This Frieze week in London, Modern design is having a moment alongside the post-war and contemporary art that typically dominates. On 3 October, Christie’s will hold an evening sale of Modern design and photography, and on 6 October, Sotheby’s is hosting a dedicated Bauhaus sale, including furniture.
Meanwhile, PAD London (2-8 October) in Berkeley Square, Mayfair, has been catering to a growing appetite for design since it started in 2007. The younger sibling to PAD Paris, launched in 1997 by the Parisian dealer Patrick Perrin, this stylish event has a strong Gallic flavour. It is the calmer, softly lit alternative to the .
What started as a pure design fair has since diversified organically to cover Modern and contemporary art, jewellery, tribal art and antiquities, reflecting the London market’s eclectic tastes. But this year’s 68 exhibitors—12 of whom are new—are still largely design focused.
One first-timer is Dimore Gallery from Milan, which collaborated with the Italian post-war gallery Mazzoleni for an exhibition, (Un)Comfort Zone, during the London Design Festival in September. At PAD, Dimore will mix lighting designs from its contemporary studio with Modernist works by Pierre Guariche, Angelo Lelli and Ico Parisi.
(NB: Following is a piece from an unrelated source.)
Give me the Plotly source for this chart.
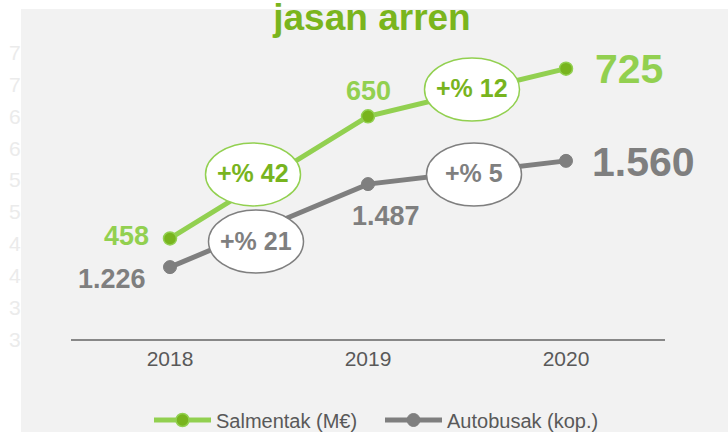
import plotly.graph_objects as go

# ---------------- data ----------------
years = ["2018", "2019", "2020"]
sales = [458, 650, 725]            # Salmentak (M€)
buses = [1226, 1487, 1560]         # Autobusak (kop.)
sales_growth = ["+% 42", "+% 12"]
buses_growth = ["+% 21", "+% 5"]
y_tick_vals = [300, 350, 400, 450, 500, 550, 600, 650, 700, 750]
title_text = "jasan arren"
series_names = ["Salmentak (M€)", "Autobusak (kop.)"]

# ---------------- styles ----------------
FONT = "Liberation Sans, Arial, sans-serif"
GREEN_LINE = "#92d050"
GREEN_DARK = "#78b41e"
GREY = "#7f7f7f"
TXT = "#595959"
W, H = 728, 432
ML, MR, MT, MB = 71, 63, 40, 93
PW = W - ML - MR
PH = H - MT - MB

def fmt(v):
    return f"{v:,}".replace(",", ".")

fig = go.Figure()
fig.add_trace(go.Scatter(
    x=years, y=sales, name=series_names[0], mode="lines+markers",
    line=dict(color=GREEN_LINE, width=5),
    marker=dict(size=13, color=GREEN_DARK, line=dict(color=GREEN_LINE, width=1.5)),
    yaxis="y", cliponaxis=False))
fig.add_trace(go.Scatter(
    x=years, y=buses, name=series_names[1], mode="lines+markers",
    line=dict(color=GREY, width=5),
    marker=dict(size=13, color=GREY, line=dict(color=GREY, width=1)),
    yaxis="y2", cliponaxis=False))

shapes = [dict(type="rect", xref="paper", yref="paper",
               x0=(21 - ML) / PW, x1=1 + MR / PW,
               y0=-MB / PH, y1=1 + (MT - 9) / PH,
               fillcolor="#f2f2f2", line=dict(width=0), layer="below")]
annotations = []

# data labels (offsets in px: xshift, yshift, xanchor, size)
sales_lbl_style = [(-19, 2, "right", 27), (0, 25, "center", 27), (27, 0, "left", 41)]
buses_lbl_style = [(-22, -12, "right", 27), (18, -32, "center", 27), (24, -1, "left", 41)]
for i, v in enumerate(sales):
    dx, dy, xa, sz = sales_lbl_style[i]
    annotations.append(dict(x=i, y=v, xref="x", yref="y", text=fmt(v),
                            showarrow=False, xshift=dx, yshift=dy, xanchor=xa, yanchor="middle",
                            font=dict(family=FONT, size=sz, color=GREEN_LINE, weight="bold")))
for i, v in enumerate(buses):
    dx, dy, xa, sz = buses_lbl_style[i]
    annotations.append(dict(x=i, y=v, xref="x", yref="y2", text=fmt(v),
                            showarrow=False, xshift=dx, yshift=dy, xanchor=xa, yanchor="middle",
                            font=dict(family=FONT, size=sz, color=GREY, weight="bold")))

# growth ellipses (px offsets from segment midpoint)
EW, EH = 95, 63
sales_ell_off = [(-16, 3), (5, 3)]
buses_ell_off = [(-13, -16), (7, -2)]
for series, growth, offs, yref, col, tcol in [
        (sales, sales_growth, sales_ell_off, "y", GREEN_LINE, GREEN_DARK),
        (buses, buses_growth, buses_ell_off, "y2", GREY, GREY)]:
    for i, g in enumerate(growth):
        xm = i + 0.5
        ym = (series[i] + series[i + 1]) / 2
        dx, dy = offs[i]
        shapes.append(dict(type="circle", xref="x", yref=yref,
                           xsizemode="pixel", ysizemode="pixel",
                           xanchor=xm, yanchor=ym,
                           x0=dx - EW / 2, x1=dx + EW / 2, y0=dy - EH / 2, y1=dy + EH / 2,
                           fillcolor="white", line=dict(color=col, width=1.5), layer="above"))
        annotations.append(dict(x=xm, y=ym, xref="x", yref=yref, text=g, showarrow=False,
                                xshift=dx, yshift=dy + 1, xanchor="center", yanchor="middle",
                                font=dict(family=FONT, size=25, color=tcol, weight="bold")))

# faint clipped y tick digits at the far left
for t in y_tick_vals:
    annotations.append(dict(x=(23 - ML) / PW, y=t, xref="paper", yref="y", text=str(t)[0],
                            showarrow=False, xanchor="right", yanchor="middle",
                            font=dict(family=FONT, size=21, color="#ebebeb")))

fig.update_layout(
    width=W, height=H,
    margin=dict(l=ML, r=MR, t=MT, b=MB, autoexpand=False),
    paper_bgcolor="white", plot_bgcolor="rgba(0,0,0,0)",
    title=dict(text=title_text, x=372 / W, xref="container", xanchor="center",
               y=1 - 17 / H, yref="container", yanchor="middle",
               font=dict(family=FONT, size=37, color="#7ab51d", weight="bold")),
    xaxis=dict(type="category", range=[-0.5, 2.5], showgrid=False, zeroline=False,
               showline=True, linecolor="#888888", linewidth=1.5, ticks="",
               tickfont=dict(family=FONT, size=21, color=TXT)),
    yaxis=dict(range=[300, 770], showgrid=False, zeroline=False, showticklabels=False),
    yaxis2=dict(range=[1000, 1940], overlaying="y", side="right", showgrid=False,
                zeroline=False, showticklabels=False),
    showlegend=True,
    legend=dict(orientation="h", x=(149 - ML) / PW, xanchor="left",
                y=(H - 420) / H, yref="container", yanchor="middle",
                font=dict(family=FONT, size=20, color=TXT), itemwidth=57,
                entrywidth=159, bgcolor="rgba(0,0,0,0)"),
    shapes=shapes, annotations=annotations,
)

fig.write_html("out.html", config={"displayModeBar": False},
               post_script="document.body.style.margin='0';")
Another PAD London newcomer is the Milanese gallerist Rossana Orlandi, whose eclectic gallery-cum-design shop, housed in a former tie-factory in the Magenta district, is a bustling hub of Milan Design Week every April. At PAD, Orlandi will exhibit new pieces by Nacho Carbonell, Guglielmo Poletti and Fernando Mastrangelo, adding to a rich mix of contemporary design commissions at the fair. Orlandi and Dimore join PAD regular Nilufar, grande dame of the Milan design community, showing works by Osanna Visconti di Modrone, Bethan Laura Wood and Jorge Zalszupin.
Classic Scandinavian is the forte of regular exhibitor Modernity, of Stockholm, by mid-century Danish designers such as Finn Juhl, Poul Henningsen and Ib Kofod-Larsen, the latter fond of rich rosewood, teak and leather as exemplified in his Elizabeth Chair (1956). French masters including Jean Prouvé, Pierre Jeanneret and Charlotte Perriand feature on the stand of Jousse Entreprise of Paris. A regular feature at PAD is the long-established London firm H. Blairman & Sons’ selection of European decorative arts, this time focused on 1930s designs in plywood, including the Isokon chaise by Marcel Breuer and Gerald Summers’s Megaw chair.
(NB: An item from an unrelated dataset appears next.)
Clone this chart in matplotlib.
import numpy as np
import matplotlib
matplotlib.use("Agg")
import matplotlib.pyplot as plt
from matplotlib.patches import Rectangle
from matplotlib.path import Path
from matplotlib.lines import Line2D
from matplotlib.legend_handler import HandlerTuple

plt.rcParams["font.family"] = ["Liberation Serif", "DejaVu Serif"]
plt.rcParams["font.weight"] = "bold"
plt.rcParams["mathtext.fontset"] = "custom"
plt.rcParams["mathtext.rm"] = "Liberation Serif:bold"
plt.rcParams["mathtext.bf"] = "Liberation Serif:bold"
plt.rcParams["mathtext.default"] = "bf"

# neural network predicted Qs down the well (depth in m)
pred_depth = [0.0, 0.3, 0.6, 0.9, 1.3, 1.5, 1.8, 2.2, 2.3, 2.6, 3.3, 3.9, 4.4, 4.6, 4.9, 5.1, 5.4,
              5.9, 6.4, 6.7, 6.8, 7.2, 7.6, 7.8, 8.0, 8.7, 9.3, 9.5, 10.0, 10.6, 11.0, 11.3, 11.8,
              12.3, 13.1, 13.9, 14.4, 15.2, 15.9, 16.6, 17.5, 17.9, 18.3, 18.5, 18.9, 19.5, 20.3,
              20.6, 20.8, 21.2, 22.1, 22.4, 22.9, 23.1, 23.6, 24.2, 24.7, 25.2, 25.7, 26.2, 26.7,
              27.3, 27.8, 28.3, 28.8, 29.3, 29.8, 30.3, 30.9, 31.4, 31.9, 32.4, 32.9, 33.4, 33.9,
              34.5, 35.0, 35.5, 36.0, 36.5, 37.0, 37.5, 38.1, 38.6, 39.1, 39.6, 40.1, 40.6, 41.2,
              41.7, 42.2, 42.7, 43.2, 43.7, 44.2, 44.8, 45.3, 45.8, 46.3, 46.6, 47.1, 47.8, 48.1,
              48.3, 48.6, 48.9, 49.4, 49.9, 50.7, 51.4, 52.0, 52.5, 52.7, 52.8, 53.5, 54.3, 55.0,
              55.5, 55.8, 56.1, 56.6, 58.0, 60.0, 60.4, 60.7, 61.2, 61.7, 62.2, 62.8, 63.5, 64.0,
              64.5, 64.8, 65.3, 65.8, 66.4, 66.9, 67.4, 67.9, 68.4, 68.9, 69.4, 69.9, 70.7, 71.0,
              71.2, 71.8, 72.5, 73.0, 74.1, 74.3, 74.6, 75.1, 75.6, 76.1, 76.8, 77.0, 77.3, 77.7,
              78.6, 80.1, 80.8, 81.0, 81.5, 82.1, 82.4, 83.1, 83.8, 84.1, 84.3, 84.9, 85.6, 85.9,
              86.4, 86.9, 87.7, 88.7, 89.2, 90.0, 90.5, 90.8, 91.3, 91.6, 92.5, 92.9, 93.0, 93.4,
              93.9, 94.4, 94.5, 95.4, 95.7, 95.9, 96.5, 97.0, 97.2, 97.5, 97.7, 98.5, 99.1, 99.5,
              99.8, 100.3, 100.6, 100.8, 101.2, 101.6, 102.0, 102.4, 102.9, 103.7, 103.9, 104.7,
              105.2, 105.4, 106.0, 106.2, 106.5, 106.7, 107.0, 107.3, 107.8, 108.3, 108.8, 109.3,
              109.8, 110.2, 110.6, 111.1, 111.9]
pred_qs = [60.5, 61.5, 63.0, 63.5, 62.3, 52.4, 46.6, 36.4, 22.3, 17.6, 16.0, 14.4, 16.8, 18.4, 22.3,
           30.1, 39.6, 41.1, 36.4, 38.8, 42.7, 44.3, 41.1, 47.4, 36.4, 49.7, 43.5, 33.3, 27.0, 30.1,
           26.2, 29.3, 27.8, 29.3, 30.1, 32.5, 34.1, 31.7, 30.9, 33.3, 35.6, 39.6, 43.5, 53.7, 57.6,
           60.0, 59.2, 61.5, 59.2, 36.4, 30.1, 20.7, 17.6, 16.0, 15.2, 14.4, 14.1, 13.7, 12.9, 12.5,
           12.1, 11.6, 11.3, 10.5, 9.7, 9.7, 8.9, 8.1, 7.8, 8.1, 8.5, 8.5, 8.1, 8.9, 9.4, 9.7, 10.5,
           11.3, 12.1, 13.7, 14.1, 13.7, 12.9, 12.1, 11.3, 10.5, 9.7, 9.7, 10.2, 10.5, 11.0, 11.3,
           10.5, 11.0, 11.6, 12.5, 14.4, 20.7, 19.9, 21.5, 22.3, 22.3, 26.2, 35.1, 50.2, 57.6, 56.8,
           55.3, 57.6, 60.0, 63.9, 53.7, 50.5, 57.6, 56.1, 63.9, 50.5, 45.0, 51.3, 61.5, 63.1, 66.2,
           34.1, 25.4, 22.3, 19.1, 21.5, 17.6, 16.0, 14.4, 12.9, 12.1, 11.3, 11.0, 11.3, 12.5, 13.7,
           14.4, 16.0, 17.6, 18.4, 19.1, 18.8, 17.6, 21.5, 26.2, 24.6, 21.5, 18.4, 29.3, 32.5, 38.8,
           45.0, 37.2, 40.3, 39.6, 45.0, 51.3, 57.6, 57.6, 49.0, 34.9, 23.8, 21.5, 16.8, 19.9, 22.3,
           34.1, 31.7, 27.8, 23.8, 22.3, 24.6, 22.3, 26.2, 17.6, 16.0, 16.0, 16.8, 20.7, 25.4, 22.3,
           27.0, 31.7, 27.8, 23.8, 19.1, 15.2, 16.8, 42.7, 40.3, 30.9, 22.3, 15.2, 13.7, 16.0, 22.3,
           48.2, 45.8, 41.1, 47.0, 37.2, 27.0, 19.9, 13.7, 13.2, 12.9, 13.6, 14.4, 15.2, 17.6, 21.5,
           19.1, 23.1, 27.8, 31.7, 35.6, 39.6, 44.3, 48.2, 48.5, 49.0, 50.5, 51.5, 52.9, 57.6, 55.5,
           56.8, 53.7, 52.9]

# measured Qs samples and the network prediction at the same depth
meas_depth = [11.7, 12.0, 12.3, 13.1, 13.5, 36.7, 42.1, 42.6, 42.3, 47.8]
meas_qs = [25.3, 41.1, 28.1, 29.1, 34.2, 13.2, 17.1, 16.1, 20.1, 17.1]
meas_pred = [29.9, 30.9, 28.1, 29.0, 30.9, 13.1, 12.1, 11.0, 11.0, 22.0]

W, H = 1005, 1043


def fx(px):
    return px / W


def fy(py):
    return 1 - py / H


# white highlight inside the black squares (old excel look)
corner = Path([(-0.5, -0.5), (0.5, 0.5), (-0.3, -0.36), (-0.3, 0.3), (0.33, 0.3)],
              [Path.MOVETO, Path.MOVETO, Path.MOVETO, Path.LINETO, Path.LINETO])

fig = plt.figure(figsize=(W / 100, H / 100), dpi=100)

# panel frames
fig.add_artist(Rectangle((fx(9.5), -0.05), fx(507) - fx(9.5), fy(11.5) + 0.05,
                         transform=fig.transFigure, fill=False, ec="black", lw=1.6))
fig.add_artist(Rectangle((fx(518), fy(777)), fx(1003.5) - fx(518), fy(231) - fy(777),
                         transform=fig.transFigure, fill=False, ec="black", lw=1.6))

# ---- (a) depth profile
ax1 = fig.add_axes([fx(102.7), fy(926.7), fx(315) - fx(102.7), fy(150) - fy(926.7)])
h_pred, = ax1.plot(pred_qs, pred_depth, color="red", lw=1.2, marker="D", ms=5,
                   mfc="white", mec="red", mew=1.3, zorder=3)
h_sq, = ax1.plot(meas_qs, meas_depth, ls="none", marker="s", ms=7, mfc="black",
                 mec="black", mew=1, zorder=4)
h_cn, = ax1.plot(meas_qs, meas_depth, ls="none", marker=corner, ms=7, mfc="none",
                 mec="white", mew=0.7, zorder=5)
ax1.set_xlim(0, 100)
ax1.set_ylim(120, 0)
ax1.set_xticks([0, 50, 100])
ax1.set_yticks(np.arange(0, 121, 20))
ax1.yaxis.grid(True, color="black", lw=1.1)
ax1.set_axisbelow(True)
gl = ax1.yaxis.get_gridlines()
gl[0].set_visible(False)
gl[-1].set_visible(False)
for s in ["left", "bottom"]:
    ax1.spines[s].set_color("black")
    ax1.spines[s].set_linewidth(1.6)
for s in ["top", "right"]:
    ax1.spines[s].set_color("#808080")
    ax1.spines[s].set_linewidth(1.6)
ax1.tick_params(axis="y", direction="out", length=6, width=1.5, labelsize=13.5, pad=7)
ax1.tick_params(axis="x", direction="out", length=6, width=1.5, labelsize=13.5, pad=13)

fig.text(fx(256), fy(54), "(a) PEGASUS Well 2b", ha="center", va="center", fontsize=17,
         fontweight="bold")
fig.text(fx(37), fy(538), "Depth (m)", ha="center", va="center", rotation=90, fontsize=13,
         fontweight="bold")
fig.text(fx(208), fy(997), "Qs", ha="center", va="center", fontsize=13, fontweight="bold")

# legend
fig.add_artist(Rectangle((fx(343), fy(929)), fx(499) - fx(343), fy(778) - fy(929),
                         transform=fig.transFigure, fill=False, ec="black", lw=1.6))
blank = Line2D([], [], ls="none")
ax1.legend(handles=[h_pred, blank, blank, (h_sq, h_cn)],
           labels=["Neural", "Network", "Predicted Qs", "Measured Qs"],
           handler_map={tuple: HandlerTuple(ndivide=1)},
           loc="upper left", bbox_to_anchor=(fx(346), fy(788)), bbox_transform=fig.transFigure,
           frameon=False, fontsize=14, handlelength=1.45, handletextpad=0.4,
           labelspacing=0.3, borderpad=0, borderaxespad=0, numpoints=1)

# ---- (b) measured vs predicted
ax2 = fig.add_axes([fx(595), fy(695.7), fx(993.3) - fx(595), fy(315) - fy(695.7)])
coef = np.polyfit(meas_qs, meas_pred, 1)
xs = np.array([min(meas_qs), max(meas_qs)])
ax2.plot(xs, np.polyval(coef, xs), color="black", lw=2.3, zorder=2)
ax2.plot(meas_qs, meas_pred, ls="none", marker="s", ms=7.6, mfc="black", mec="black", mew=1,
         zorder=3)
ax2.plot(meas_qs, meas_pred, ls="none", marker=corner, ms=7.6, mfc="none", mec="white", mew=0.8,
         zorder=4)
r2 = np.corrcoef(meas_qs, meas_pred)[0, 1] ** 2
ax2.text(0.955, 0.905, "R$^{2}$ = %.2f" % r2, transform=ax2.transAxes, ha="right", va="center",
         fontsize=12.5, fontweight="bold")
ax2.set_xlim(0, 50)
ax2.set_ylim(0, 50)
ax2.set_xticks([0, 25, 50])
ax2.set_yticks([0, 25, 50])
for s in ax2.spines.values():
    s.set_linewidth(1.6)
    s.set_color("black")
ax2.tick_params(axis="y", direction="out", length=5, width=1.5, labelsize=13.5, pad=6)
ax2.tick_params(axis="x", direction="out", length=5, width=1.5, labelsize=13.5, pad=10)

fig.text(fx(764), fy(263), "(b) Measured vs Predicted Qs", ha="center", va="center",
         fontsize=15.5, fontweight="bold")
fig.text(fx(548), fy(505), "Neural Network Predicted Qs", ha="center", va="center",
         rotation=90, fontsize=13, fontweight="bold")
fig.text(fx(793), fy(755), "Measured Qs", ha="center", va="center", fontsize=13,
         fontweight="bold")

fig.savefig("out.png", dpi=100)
Mirroring the current vogue for Brazilian artists around town is the mid-century Brazilian furniture on the stand of Galerie Le Beau, from Brussels. Less well-known globally than their European counterparts, South American designers have lately become more prominent on the international market, for example at Design Miami. In July 2016, the Parisian auction house Piasa held the first European sale devoted to Brazilian design, in which the top lot was a Tripod chair with compass feet (1947) by Joaquim Tenreiro, perhaps the best-known Brazilian Modernist; it sold for €198,300. Le Beau’s stand will feature pieces by Tenreiro, alongside examples from Zalszupin and Carlos Millan, which trace the influence of Bauhaus and Scandinavia on Brazil’s mid-century designers.